Aviso: na biblioteca de Jacinto não se aplicará o novo Acordo Ortográfico.

31 janeiro 2007

Outras razões da escolha

Recebi por correio electrónico este texto de um visitante habitual d'A biblioteca de Jacinto, que ora divulgo. Para o PJA, o meu agradecimento.

«Aquilo que, decididamente, os defensores do SIM não conseguem resolver − e, por isso mesmo, fogem à questão com frases tolas do género "não queremos mulheres presas, ou julgadas, ou investigadas", como se as mulheres não fossem cidadãos sujeitos ao Direito − é o seguinte:
1. Actualmente, em Portugal, existe um regime legal de despenalização do aborto, já sobejamente repetido, com casos em que a ilicitude do acto é excluída.
2. Esses casos pressupõem, obviamente, a prática do aborto em estabelecimento de saúde autorizado, bem como a vontade expressa da mulher e, em alguns deles, limites temporais.
3. Fora desse quadro de despenalização, qualquer aborto denunciado leva à instrução de um inquérito, nos termos gerais do processo penal.
4. Daqui, e nos mesmos termos, decorrerá, ou não, o julgamento dos implicados no acto, incluindo a mulher que haja abortado.
5. Em julgamento tem-se verificado que os juízes, de acordo com o Direito concretamente mobilizável, têm chegado a juízos que variam entre a absolvição e a condenação com suspensão da pena.
6. Estas decisões, juridicamente fundadas, em nada violam a lei em vigor.

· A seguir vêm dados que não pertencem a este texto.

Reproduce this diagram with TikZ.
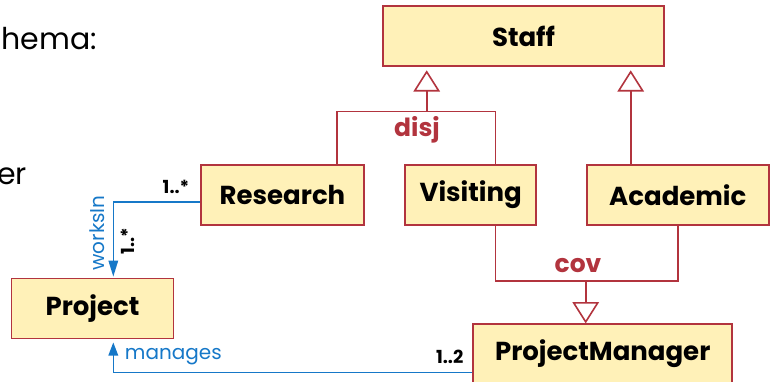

Quanto à absolvição, nem carece de mais explicitações, pois só por ignorância se pode pensar que um julgamento tem de conduzir a uma condenação, quando o que vigora é o princípio transpositivo da presunção da inocência; quanto à suspensão da pena, porque a própria lei admite inúmeros casos em que ela é admissível e, ainda que a lei o não previsse, qualquer aluno do 2º ano de direito sabe que o sistema não se reduz à lei, integrando também princípios normativos, doutrina, jurisprudência e usos, cabendo ao julgador ponderar os interesses e os valores in casu pertinentes.
7. Posto isto, vejamos: dizem os partidários do SIM que pretendem despenalizar, isto é, que a mulher não possa ser penalizada, porque tal situação é incivilizada e injusta.
8. Por mera retórica, admitamos que assim é; mas, se já existe despenalização, aquilo que visariam seria excluir do regime penalizador as mulheres, ou seja, da actual lei (incivilizada e injusta) que prevê a prisão para a mulher que aborta fora do limitado quadro de despenalização passaríamos a uma lei que, pura e simplesmente, não perseguiria penalmente a mulher.
9. Acontece que não é disso que tratam, nem é isso que querem.
10. Aquilo que vão votar e que, por via desse voto, vão viabilizar em sede legislativa é algo equivalente à resposta positiva a uma outra pergunta que se obtém por mera substituição dos termos da equação (não acrescento, nem retiro − apenas torno visível o que já lá está implícito).
11. "Concorda com a aplicação de pena de prisão, na sequência de procedimento criminal, à mulher que pratique a interrupção voluntária da gravidez após as 10 semanas de gestação ou, em qualquer momento da gestação, fora de estabelecimento autorizado?" A esta pergunta os partidários do SIM têm de responder... SIM.
12. É claro que isto alarga, por via da liberalização (que diz respeito aos motivos), o campo da despenalização; mas esse é apenas um problema quantitativo − qualitativamente, continua a haver penalização.
13. Ora, o SIM tem dito, à exaustão, que o NÃO é hipócrita, porque quer manter a lei, mas não quer que ela se aplique (o que já vimos ser falso, porque o facto de não haver arguidas presas não tem nada a ver com a desaplicação da lei).
14. Mas, se o NÃO é hipócrita e o SIM é verdadeiro, honesto, transparente, então só pode defluir uma conclusão: os defensores do SIM no próximo dia 11 vão exigir que, fora do quadro que tão entusiasticamente votaram, os processos se instruam e os juízes, com mão implacável, apliquem a lei e prendam as mulheres. Isso será coerência, isso será decente, isso justificará, enfim, tanto empenho na alteração da lei.
15. Estou seguro de que, à porta dos tribunais, com a habitual cobertura televisiva, teremos os do costume, mas, desta vez, exigindo penas severas para as infractoras.
16. Assim, e concluindo, não acabando com o aborto ilegal, não acabando com a criminalização das mulheres, não reconhecendo dignidade humana ao feto, o que o SIM consegue é uma monstruosa fraude.
17. O que os move, então? Política, obviamente. Sem ética, entenda-se, que isso é coisa reaccionária e medieval.»